=== Supplied material ===

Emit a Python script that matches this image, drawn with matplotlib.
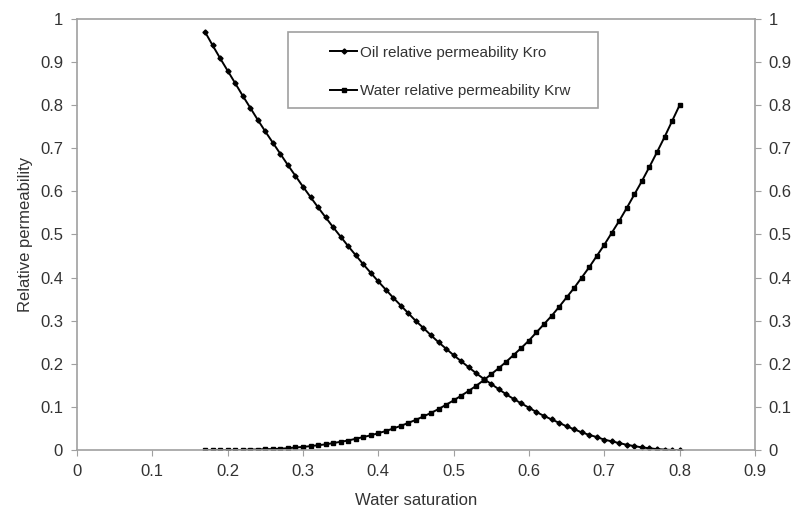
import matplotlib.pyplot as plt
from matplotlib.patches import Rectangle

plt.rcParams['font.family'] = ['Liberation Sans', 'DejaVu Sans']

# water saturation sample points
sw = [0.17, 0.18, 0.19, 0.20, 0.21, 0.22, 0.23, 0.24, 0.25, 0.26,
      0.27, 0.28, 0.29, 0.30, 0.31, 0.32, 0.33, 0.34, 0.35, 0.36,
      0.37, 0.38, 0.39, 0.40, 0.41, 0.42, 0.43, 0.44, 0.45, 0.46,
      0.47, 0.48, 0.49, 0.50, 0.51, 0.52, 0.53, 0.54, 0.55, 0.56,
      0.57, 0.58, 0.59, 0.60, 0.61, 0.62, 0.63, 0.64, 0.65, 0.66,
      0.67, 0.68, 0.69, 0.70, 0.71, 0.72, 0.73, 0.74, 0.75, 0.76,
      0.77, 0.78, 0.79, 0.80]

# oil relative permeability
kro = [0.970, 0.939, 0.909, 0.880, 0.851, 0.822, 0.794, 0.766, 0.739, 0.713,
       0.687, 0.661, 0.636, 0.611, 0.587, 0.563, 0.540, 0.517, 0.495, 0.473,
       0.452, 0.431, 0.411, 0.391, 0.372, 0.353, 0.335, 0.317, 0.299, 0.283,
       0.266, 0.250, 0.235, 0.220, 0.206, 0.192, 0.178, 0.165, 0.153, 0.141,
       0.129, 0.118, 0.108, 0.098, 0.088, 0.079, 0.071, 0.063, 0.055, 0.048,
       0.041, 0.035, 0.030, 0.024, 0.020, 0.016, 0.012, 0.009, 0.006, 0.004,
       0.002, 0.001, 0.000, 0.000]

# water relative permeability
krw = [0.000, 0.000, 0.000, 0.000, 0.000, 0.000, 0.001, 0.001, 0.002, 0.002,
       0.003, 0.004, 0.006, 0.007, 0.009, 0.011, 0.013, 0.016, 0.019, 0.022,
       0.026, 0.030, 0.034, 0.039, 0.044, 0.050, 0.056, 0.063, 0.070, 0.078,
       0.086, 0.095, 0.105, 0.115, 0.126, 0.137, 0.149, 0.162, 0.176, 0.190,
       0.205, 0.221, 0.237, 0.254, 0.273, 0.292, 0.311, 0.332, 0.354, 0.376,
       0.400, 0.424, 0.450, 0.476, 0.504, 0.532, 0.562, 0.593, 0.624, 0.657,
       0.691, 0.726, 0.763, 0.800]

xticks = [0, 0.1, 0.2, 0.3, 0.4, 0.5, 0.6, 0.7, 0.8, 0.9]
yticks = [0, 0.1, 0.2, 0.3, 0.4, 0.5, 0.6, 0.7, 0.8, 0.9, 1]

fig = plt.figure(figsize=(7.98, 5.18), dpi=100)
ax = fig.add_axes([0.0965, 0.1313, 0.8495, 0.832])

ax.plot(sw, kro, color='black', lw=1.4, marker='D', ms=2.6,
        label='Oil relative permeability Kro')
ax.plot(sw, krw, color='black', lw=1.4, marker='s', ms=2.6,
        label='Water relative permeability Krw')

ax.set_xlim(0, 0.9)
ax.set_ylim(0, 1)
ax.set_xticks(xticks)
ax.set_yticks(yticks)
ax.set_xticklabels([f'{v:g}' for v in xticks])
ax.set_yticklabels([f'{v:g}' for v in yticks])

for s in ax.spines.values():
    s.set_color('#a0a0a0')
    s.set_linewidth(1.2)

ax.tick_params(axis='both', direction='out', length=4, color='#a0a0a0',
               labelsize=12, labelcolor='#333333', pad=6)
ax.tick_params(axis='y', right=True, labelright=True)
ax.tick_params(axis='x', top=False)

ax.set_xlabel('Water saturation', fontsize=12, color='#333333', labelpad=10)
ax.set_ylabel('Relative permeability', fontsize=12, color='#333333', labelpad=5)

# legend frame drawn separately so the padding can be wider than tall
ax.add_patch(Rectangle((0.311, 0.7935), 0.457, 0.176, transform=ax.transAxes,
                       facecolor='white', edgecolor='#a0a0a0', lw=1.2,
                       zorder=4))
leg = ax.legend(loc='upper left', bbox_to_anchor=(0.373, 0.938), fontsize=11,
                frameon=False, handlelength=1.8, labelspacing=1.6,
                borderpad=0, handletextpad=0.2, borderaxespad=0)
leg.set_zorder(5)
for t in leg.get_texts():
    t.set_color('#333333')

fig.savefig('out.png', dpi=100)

===

What the task requires -
Starting with the first line of the data above and ending with the line containing "plt.rcParams['font.family'] = ['Liberation", please restate every line exactly, leaving images out.

Expected output -
Emit a Python script that matches this image, drawn with matplotlib.
import matplotlib.pyplot as plt
from matplotlib.patches import Rectangle

plt.rcParams['font.family'] = ['Liberation Sans', 'DejaVu Sans']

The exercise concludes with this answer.